Startup company builds machine to recycle the ‘unrecyclables’
Image credit: Recycling Technologies
An innovative UK startup company is seeking funding to build its first production machine that can turn hard-to-recycle plastics into useful oils and waxes.
Recycling Technologies is already operating a small scale prototype of a process that can handle problematic plastics including crisp packets, the black trays used in packaging for some vegetables, carrier bags and film wrappings often found around open cartons and boxes. These are some of the most common items found in mixed recycling bags that presently are usually removed and disposed of through landfill or incineration instead of recycled.

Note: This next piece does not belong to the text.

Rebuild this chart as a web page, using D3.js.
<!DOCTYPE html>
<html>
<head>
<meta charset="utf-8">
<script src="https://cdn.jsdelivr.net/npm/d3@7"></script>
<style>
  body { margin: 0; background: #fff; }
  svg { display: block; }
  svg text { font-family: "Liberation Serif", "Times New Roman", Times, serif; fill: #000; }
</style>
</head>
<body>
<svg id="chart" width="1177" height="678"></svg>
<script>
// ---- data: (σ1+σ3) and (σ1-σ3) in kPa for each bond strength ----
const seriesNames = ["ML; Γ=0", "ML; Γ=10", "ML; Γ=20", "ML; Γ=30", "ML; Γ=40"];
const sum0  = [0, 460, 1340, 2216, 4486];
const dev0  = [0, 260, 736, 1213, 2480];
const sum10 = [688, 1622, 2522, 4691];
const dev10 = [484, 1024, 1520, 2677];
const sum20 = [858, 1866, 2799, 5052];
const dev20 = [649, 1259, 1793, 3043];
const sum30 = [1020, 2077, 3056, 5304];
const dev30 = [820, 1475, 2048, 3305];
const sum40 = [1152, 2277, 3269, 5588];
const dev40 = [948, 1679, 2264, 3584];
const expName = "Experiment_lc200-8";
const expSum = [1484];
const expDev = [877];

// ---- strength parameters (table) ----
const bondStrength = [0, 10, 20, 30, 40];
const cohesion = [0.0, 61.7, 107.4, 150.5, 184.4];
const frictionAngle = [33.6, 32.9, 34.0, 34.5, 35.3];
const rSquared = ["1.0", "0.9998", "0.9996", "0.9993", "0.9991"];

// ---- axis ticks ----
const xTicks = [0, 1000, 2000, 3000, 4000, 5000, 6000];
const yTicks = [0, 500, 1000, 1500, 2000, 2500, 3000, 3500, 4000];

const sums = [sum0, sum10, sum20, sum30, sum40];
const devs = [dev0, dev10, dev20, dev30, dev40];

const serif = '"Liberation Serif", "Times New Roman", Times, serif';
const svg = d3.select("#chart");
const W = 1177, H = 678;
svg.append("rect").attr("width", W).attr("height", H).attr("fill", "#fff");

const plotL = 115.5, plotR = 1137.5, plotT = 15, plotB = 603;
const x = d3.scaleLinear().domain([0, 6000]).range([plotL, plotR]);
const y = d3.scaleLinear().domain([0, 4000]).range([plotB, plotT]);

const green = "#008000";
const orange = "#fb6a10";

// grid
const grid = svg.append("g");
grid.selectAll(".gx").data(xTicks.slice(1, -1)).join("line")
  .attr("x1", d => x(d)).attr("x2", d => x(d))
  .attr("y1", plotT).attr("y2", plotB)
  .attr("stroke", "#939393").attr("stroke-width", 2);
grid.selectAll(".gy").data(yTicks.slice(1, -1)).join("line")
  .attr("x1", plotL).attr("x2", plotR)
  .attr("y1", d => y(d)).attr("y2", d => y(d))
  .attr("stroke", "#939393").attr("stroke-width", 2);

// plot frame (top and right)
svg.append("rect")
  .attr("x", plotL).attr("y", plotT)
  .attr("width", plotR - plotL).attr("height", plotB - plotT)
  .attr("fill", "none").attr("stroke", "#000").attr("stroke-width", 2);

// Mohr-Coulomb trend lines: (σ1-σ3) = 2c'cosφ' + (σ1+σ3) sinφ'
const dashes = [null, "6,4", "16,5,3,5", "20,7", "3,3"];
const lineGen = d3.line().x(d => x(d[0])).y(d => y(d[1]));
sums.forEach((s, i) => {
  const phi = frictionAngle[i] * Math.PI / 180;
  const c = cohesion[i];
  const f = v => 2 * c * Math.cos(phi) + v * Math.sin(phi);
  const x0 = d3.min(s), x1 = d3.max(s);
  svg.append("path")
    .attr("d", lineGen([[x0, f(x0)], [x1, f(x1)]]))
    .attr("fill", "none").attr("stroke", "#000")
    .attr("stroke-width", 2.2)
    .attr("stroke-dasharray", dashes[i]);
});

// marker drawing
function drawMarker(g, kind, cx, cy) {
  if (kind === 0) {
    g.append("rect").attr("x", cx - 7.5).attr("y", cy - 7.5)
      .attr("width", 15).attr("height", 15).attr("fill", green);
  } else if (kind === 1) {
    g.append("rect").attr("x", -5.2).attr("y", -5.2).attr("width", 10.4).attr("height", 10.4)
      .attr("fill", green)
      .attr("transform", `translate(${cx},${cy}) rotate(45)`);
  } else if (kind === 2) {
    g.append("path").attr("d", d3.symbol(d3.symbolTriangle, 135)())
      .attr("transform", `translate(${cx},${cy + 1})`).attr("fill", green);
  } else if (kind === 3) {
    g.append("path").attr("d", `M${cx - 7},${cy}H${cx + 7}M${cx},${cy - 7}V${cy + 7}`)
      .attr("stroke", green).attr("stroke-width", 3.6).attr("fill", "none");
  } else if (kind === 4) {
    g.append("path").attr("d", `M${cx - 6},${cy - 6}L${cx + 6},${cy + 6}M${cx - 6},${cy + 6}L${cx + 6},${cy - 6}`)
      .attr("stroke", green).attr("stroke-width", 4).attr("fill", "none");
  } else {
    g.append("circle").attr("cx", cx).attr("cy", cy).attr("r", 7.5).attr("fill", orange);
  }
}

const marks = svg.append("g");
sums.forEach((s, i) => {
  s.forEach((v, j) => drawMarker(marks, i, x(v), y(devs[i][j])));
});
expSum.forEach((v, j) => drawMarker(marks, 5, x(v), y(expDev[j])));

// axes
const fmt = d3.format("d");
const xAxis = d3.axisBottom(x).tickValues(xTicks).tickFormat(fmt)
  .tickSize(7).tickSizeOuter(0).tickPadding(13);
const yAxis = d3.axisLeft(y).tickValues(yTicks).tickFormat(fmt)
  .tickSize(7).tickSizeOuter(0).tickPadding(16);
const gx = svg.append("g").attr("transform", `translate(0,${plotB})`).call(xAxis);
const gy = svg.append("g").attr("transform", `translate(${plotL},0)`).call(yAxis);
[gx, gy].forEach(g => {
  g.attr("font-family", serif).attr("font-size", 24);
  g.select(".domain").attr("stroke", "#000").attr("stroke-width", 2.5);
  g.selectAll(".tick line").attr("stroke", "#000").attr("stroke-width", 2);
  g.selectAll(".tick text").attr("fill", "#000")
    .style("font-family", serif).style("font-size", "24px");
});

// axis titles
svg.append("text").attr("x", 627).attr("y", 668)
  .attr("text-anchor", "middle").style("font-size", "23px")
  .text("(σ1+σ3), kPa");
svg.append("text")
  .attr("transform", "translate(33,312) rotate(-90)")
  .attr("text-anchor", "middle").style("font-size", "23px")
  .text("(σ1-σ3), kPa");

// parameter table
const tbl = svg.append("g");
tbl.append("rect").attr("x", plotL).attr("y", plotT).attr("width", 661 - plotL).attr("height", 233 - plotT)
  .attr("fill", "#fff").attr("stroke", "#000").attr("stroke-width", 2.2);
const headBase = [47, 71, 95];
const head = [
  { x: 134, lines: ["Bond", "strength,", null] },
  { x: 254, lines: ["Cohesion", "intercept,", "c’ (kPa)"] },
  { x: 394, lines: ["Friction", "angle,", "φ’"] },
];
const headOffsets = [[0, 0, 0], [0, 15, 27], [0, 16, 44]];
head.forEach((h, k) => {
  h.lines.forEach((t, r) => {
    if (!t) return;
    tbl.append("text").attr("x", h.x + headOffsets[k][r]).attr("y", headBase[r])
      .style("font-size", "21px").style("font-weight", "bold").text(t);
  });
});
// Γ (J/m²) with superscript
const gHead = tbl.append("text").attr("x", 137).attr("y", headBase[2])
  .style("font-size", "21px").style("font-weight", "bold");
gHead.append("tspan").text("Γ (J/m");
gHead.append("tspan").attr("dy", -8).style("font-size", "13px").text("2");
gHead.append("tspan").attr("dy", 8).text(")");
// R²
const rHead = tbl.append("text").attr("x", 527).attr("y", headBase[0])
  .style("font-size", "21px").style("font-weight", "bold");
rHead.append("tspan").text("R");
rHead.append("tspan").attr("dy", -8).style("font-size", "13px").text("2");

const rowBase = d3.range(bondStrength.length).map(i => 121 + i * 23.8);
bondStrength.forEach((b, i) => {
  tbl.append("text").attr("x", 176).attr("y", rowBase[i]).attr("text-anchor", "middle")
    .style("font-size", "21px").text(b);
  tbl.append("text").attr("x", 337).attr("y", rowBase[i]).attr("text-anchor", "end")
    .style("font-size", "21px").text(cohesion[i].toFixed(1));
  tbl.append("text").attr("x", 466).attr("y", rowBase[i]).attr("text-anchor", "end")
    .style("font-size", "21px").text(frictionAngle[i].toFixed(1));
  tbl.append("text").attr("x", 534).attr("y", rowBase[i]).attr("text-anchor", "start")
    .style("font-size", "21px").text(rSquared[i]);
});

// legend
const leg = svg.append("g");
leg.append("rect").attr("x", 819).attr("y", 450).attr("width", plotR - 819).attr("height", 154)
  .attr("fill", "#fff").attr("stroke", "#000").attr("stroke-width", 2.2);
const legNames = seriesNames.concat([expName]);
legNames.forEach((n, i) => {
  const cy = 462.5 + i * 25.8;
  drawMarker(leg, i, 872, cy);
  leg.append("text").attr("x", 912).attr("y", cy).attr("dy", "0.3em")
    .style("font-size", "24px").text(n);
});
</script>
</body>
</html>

These plastics ‘residuals’ are a growing problem in the environment, ending up in even the remotest places on earth including, it was confirmed this week, living organisms in the deepest parts of the world’s oceans.
Contamination of collections of mixed recyclables with non-recyclables is also a growing issue in the industry. China, which receives the majority of recyclables from the UK, has started to refuse material it says is too contaminated. This means the material is building up in backlogs at Hong Kong and UK recyclers are struggling to find other countries to process the material in the longer run.
The RT7000 system from the Swindon-based innovator turns these waste streams into a hydrocarbon product it calls Plaxx, which “boosts the development of the circular economy by retaining the usage of crude oil-based materials and reducing their carbon footprint.” It is already operating the prototype pictured above and was at the Innovate UK show in Birmingham last week to try to attract investors to build a working production machine in Scotland by December 2018.
The process produces a number of end-products: a wax substitute for paraffin waxes; a base oil for making industrial lubricants; a petrochemical ingredient for making plastic; and ingredients for a marine fuel substitute with low sulphur content to meet new international regulations.